• [Given instruction] Give all the lines below again, exactly, with no pictures.

-=-=-

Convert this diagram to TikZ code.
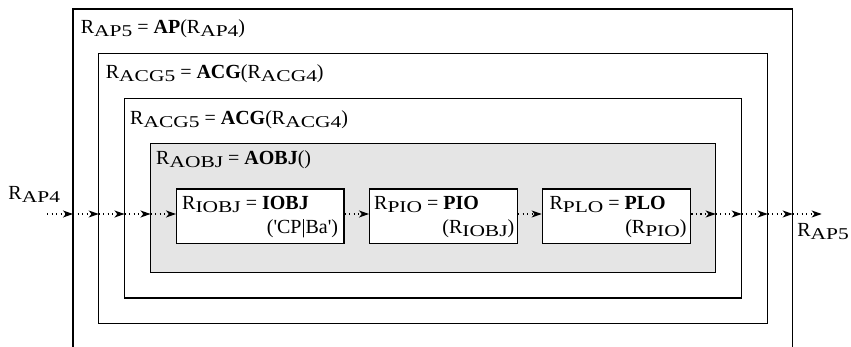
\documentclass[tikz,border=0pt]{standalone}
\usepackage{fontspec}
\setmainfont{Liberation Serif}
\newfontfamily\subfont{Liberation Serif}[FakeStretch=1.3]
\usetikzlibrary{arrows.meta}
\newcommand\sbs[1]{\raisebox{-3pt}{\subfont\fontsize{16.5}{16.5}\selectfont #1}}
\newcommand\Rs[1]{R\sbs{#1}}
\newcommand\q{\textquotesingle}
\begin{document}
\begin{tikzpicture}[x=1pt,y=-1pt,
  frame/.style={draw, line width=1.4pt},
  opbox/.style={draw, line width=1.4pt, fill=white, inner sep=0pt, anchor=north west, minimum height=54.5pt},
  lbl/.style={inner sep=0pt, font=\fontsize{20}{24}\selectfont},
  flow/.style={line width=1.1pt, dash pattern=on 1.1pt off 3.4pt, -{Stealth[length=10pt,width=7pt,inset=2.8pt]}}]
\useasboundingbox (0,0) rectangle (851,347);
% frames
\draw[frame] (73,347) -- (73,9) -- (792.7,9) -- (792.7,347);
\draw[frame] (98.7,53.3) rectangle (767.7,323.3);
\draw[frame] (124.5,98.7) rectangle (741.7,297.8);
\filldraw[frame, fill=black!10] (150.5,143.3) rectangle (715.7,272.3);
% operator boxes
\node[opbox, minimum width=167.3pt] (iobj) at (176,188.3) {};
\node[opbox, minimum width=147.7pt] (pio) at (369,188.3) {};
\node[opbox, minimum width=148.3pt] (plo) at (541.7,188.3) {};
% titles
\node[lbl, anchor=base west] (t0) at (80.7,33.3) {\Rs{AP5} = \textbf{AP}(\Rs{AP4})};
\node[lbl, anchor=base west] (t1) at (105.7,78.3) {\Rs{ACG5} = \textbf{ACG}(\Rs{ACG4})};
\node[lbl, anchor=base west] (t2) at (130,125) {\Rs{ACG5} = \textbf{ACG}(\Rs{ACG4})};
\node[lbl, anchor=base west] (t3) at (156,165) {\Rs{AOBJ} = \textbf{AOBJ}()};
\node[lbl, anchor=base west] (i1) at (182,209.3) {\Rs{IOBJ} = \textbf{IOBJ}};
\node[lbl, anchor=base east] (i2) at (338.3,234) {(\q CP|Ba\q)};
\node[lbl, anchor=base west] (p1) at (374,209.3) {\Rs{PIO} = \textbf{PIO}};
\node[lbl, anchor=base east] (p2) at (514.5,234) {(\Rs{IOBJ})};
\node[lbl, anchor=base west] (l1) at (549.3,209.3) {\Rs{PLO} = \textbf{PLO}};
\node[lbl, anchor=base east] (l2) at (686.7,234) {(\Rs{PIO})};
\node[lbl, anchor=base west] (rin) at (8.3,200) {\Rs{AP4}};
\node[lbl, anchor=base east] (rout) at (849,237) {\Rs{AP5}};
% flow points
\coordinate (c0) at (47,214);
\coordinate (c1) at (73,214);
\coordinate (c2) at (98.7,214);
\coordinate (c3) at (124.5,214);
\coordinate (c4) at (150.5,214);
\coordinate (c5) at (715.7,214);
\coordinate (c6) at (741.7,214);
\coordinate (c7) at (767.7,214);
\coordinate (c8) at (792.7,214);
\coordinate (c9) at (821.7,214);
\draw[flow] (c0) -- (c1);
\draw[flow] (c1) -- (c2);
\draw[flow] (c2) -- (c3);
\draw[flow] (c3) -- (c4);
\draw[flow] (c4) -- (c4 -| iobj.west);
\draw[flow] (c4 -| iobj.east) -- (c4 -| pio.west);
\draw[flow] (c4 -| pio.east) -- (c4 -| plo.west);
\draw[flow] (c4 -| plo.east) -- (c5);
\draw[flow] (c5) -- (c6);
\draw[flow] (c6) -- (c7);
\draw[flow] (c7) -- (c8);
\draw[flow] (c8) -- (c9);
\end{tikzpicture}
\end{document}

-=-=-

• [Output of the exercise]
Convert this diagram to TikZ code.
\documentclass[tikz,border=0pt]{standalone}
\usepackage{fontspec}
\setmainfont{Liberation Serif}
\newfontfamily\subfont{Liberation Serif}[FakeStretch=1.3]
\usetikzlibrary{arrows.meta}
\newcommand\sbs[1]{\raisebox{-3pt}{\subfont\fontsize{16.5}{16.5}\selectfont #1}}
\newcommand\Rs[1]{R\sbs{#1}}
\newcommand\q{\textquotesingle}
\begin{document}
\begin{tikzpicture}[x=1pt,y=-1pt,
  frame/.style={draw, line width=1.4pt},
  opbox/.style={draw, line width=1.4pt, fill=white, inner sep=0pt, anchor=north west, minimum height=54.5pt},
  lbl/.style={inner sep=0pt, font=\fontsize{20}{24}\selectfont},
  flow/.style={line width=1.1pt, dash pattern=on 1.1pt off 3.4pt, -{Stealth[length=10pt,width=7pt,inset=2.8pt]}}]
\useasboundingbox (0,0) rectangle (851,347);
% frames
\draw[frame] (73,347) -- (73,9) -- (792.7,9) -- (792.7,347);
\draw[frame] (98.7,53.3) rectangle (767.7,323.3);
\draw[frame] (124.5,98.7) rectangle (741.7,297.8);
\filldraw[frame, fill=black!10] (150.5,143.3) rectangle (715.7,272.3);
% operator boxes
\node[opbox, minimum width=167.3pt] (iobj) at (176,188.3) {};
\node[opbox, minimum width=147.7pt] (pio) at (369,188.3) {};
\node[opbox, minimum width=148.3pt] (plo) at (541.7,188.3) {};
% titles
\node[lbl, anchor=base west] (t0) at (80.7,33.3) {\Rs{AP5} = \textbf{AP}(\Rs{AP4})};
\node[lbl, anchor=base west] (t1) at (105.7,78.3) {\Rs{ACG5} = \textbf{ACG}(\Rs{ACG4})};
\node[lbl, anchor=base west] (t2) at (130,125) {\Rs{ACG5} = \textbf{ACG}(\Rs{ACG4})};
\node[lbl, anchor=base west] (t3) at (156,165) {\Rs{AOBJ} = \textbf{AOBJ}()};
\node[lbl, anchor=base west] (i1) at (182,209.3) {\Rs{IOBJ} = \textbf{IOBJ}};
\node[lbl, anchor=base east] (i2) at (338.3,234) {(\q CP|Ba\q)};
\node[lbl, anchor=base west] (p1) at (374,209.3) {\Rs{PIO} = \textbf{PIO}};
\node[lbl, anchor=base east] (p2) at (514.5,234) {(\Rs{IOBJ})};
\node[lbl, anchor=base west] (l1) at (549.3,209.3) {\Rs{PLO} = \textbf{PLO}};
\node[lbl, anchor=base east] (l2) at (686.7,234) {(\Rs{PIO})};
\node[lbl, anchor=base west] (rin) at (8.3,200) {\Rs{AP4}};
\node[lbl, anchor=base east] (rout) at (849,237) {\Rs{AP5}};
% flow points
\coordinate (c0) at (47,214);
\coordinate (c1) at (73,214);
\coordinate (c2) at (98.7,214);
\coordinate (c3) at (124.5,214);
\coordinate (c4) at (150.5,214);
\coordinate (c5) at (715.7,214);
\coordinate (c6) at (741.7,214);
\coordinate (c7) at (767.7,214);
\coordinate (c8) at (792.7,214);
\coordinate (c9) at (821.7,214);
\draw[flow] (c0) -- (c1);
\draw[flow] (c1) -- (c2);
\draw[flow] (c2) -- (c3);
\draw[flow] (c3) -- (c4);
\draw[flow] (c4) -- (c4 -| iobj.west);
\draw[flow] (c4 -| iobj.east) -- (c4 -| pio.west);
\draw[flow] (c4 -| pio.east) -- (c4 -| plo.west);
\draw[flow] (c4 -| plo.east) -- (c5);
\draw[flow] (c5) -- (c6);
\draw[flow] (c6) -- (c7);
\draw[flow] (c7) -- (c8);
\draw[flow] (c8) -- (c9);
\end{tikzpicture}
\end{document}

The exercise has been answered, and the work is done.